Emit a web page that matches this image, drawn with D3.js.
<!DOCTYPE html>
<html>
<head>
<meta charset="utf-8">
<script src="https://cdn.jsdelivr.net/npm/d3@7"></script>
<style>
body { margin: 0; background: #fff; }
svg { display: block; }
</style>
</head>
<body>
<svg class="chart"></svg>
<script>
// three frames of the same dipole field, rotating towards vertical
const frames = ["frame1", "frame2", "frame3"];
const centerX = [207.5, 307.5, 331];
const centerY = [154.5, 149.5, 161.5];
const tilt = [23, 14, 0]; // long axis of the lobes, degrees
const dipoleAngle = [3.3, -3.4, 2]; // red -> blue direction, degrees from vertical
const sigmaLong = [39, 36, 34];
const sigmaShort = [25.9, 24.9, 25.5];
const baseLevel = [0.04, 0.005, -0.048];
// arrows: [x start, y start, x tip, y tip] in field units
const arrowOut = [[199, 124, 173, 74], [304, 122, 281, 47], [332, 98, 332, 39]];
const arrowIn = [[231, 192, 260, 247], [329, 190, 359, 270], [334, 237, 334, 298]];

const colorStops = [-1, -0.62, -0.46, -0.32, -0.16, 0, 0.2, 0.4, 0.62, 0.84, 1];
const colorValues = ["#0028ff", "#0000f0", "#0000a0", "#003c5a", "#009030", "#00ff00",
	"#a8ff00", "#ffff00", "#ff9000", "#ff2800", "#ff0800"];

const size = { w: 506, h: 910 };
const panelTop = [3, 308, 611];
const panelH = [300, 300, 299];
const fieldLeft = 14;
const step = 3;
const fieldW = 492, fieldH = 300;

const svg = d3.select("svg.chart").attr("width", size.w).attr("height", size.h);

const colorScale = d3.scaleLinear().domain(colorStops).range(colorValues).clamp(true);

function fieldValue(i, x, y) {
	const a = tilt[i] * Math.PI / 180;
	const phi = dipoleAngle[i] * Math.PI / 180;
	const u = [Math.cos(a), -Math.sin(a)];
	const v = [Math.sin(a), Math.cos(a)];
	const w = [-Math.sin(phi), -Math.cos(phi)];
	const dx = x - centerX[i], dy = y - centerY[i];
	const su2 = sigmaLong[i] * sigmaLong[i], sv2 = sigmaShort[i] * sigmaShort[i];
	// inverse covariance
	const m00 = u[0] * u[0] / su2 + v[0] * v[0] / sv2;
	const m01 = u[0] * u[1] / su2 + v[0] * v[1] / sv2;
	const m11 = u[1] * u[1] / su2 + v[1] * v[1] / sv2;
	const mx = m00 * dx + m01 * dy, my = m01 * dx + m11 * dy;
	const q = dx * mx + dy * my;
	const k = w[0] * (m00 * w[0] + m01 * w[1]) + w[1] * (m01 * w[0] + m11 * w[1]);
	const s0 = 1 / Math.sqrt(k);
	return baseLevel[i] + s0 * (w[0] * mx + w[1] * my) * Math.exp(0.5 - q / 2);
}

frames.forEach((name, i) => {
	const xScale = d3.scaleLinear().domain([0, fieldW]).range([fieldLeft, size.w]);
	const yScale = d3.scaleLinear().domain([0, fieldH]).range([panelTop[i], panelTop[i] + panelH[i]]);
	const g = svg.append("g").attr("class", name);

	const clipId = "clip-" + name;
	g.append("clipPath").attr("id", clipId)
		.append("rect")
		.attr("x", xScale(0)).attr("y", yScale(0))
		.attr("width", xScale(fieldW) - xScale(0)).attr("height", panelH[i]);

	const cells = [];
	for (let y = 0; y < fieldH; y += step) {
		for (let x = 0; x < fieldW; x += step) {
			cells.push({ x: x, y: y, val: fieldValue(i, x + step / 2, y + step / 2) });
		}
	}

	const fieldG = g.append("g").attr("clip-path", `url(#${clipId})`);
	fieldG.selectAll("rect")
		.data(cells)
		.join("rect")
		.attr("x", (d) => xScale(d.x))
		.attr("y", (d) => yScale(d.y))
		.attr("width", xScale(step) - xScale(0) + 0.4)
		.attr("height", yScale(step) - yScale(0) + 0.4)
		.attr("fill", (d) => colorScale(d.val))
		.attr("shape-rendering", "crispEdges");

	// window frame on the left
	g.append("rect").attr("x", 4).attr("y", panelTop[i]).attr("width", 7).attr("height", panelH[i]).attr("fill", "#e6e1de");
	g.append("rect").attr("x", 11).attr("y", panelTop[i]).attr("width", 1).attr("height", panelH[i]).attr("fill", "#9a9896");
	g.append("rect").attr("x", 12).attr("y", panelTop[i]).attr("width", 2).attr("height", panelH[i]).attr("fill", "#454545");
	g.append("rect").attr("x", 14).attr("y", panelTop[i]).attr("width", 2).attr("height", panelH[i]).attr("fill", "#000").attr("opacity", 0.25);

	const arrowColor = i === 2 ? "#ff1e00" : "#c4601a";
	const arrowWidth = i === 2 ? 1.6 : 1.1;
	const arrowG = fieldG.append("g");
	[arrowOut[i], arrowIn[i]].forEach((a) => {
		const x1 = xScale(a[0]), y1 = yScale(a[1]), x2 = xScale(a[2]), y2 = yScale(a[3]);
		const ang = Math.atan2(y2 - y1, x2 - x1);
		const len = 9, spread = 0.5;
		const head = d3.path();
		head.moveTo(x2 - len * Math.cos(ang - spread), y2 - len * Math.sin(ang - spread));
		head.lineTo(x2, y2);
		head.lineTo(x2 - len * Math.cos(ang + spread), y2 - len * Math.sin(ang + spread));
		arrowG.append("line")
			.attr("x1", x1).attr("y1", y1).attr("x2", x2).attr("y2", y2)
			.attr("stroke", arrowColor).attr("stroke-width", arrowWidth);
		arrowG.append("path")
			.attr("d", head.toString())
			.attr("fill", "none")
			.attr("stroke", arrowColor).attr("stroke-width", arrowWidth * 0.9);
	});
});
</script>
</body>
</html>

★ ★ ★ ★

Stated goal: From the data above, extract every line in its exact form.

Result for this task:
Emit a web page that matches this image, drawn with D3.js.
<!DOCTYPE html>
<html>
<head>
<meta charset="utf-8">
<script src="https://cdn.jsdelivr.net/npm/d3@7"></script>
<style>
body { margin: 0; background: #fff; }
svg { display: block; }
</style>
</head>
<body>
<svg class="chart"></svg>
<script>
// three frames of the same dipole field, rotating towards vertical
const frames = ["frame1", "frame2", "frame3"];
const centerX = [207.5, 307.5, 331];
const centerY = [154.5, 149.5, 161.5];
const tilt = [23, 14, 0]; // long axis of the lobes, degrees
const dipoleAngle = [3.3, -3.4, 2]; // red -> blue direction, degrees from vertical
const sigmaLong = [39, 36, 34];
const sigmaShort = [25.9, 24.9, 25.5];
const baseLevel = [0.04, 0.005, -0.048];
// arrows: [x start, y start, x tip, y tip] in field units
const arrowOut = [[199, 124, 173, 74], [304, 122, 281, 47], [332, 98, 332, 39]];
const arrowIn = [[231, 192, 260, 247], [329, 190, 359, 270], [334, 237, 334, 298]];

const colorStops = [-1, -0.62, -0.46, -0.32, -0.16, 0, 0.2, 0.4, 0.62, 0.84, 1];
const colorValues = ["#0028ff", "#0000f0", "#0000a0", "#003c5a", "#009030", "#00ff00",
	"#a8ff00", "#ffff00", "#ff9000", "#ff2800", "#ff0800"];

const size = { w: 506, h: 910 };
const panelTop = [3, 308, 611];
const panelH = [300, 300, 299];
const fieldLeft = 14;
const step = 3;
const fieldW = 492, fieldH = 300;

const svg = d3.select("svg.chart").attr("width", size.w).attr("height", size.h);

const colorScale = d3.scaleLinear().domain(colorStops).range(colorValues).clamp(true);

function fieldValue(i, x, y) {
	const a = tilt[i] * Math.PI / 180;
	const phi = dipoleAngle[i] * Math.PI / 180;
	const u = [Math.cos(a), -Math.sin(a)];
	const v = [Math.sin(a), Math.cos(a)];
	const w = [-Math.sin(phi), -Math.cos(phi)];
	const dx = x - centerX[i], dy = y - centerY[i];
	const su2 = sigmaLong[i] * sigmaLong[i], sv2 = sigmaShort[i] * sigmaShort[i];
	// inverse covariance
	const m00 = u[0] * u[0] / su2 + v[0] * v[0] / sv2;
	const m01 = u[0] * u[1] / su2 + v[0] * v[1] / sv2;
	const m11 = u[1] * u[1] / su2 + v[1] * v[1] / sv2;
	const mx = m00 * dx + m01 * dy, my = m01 * dx + m11 * dy;
	const q = dx * mx + dy * my;
	const k = w[0] * (m00 * w[0] + m01 * w[1]) + w[1] * (m01 * w[0] + m11 * w[1]);
	const s0 = 1 / Math.sqrt(k);
	return baseLevel[i] + s0 * (w[0] * mx + w[1] * my) * Math.exp(0.5 - q / 2);
}

frames.forEach((name, i) => {
	const xScale = d3.scaleLinear().domain([0, fieldW]).range([fieldLeft, size.w]);
	const yScale = d3.scaleLinear().domain([0, fieldH]).range([panelTop[i], panelTop[i] + panelH[i]]);
	const g = svg.append("g").attr("class", name);

	const clipId = "clip-" + name;
	g.append("clipPath").attr("id", clipId)
		.append("rect")
		.attr("x", xScale(0)).attr("y", yScale(0))
		.attr("width", xScale(fieldW) - xScale(0)).attr("height", panelH[i]);

	const cells = [];
	for (let y = 0; y < fieldH; y += step) {
		for (let x = 0; x < fieldW; x += step) {
			cells.push({ x: x, y: y, val: fieldValue(i, x + step / 2, y + step / 2) });
		}
	}

	const fieldG = g.append("g").attr("clip-path", `url(#${clipId})`);
	fieldG.selectAll("rect")
		.data(cells)
		.join("rect")
		.attr("x", (d) => xScale(d.x))
		.attr("y", (d) => yScale(d.y))
		.attr("width", xScale(step) - xScale(0) + 0.4)
		.attr("height", yScale(step) - yScale(0) + 0.4)
		.attr("fill", (d) => colorScale(d.val))
		.attr("shape-rendering", "crispEdges");

	// window frame on the left
	g.append("rect").attr("x", 4).attr("y", panelTop[i]).attr("width", 7).attr("height", panelH[i]).attr("fill", "#e6e1de");
	g.append("rect").attr("x", 11).attr("y", panelTop[i]).attr("width", 1).attr("height", panelH[i]).attr("fill", "#9a9896");
	g.append("rect").attr("x", 12).attr("y", panelTop[i]).attr("width", 2).attr("height", panelH[i]).attr("fill", "#454545");
	g.append("rect").attr("x", 14).attr("y", panelTop[i]).attr("width", 2).attr("height", panelH[i]).attr("fill", "#000").attr("opacity", 0.25);

	const arrowColor = i === 2 ? "#ff1e00" : "#c4601a";
	const arrowWidth = i === 2 ? 1.6 : 1.1;
	const arrowG = fieldG.append("g");
	[arrowOut[i], arrowIn[i]].forEach((a) => {
		const x1 = xScale(a[0]), y1 = yScale(a[1]), x2 = xScale(a[2]), y2 = yScale(a[3]);
		const ang = Math.atan2(y2 - y1, x2 - x1);
		const len = 9, spread = 0.5;
		const head = d3.path();
		head.moveTo(x2 - len * Math.cos(ang - spread), y2 - len * Math.sin(ang - spread));
		head.lineTo(x2, y2);
		head.lineTo(x2 - len * Math.cos(ang + spread), y2 - len * Math.sin(ang + spread));
		arrowG.append("line")
			.attr("x1", x1).attr("y1", y1).attr("x2", x2).attr("y2", y2)
			.attr("stroke", arrowColor).attr("stroke-width", arrowWidth);
		arrowG.append("path")
			.attr("d", head.toString())
			.attr("fill", "none")
			.attr("stroke", arrowColor).attr("stroke-width", arrowWidth * 0.9);
	});
});
</script>
</body>
</html>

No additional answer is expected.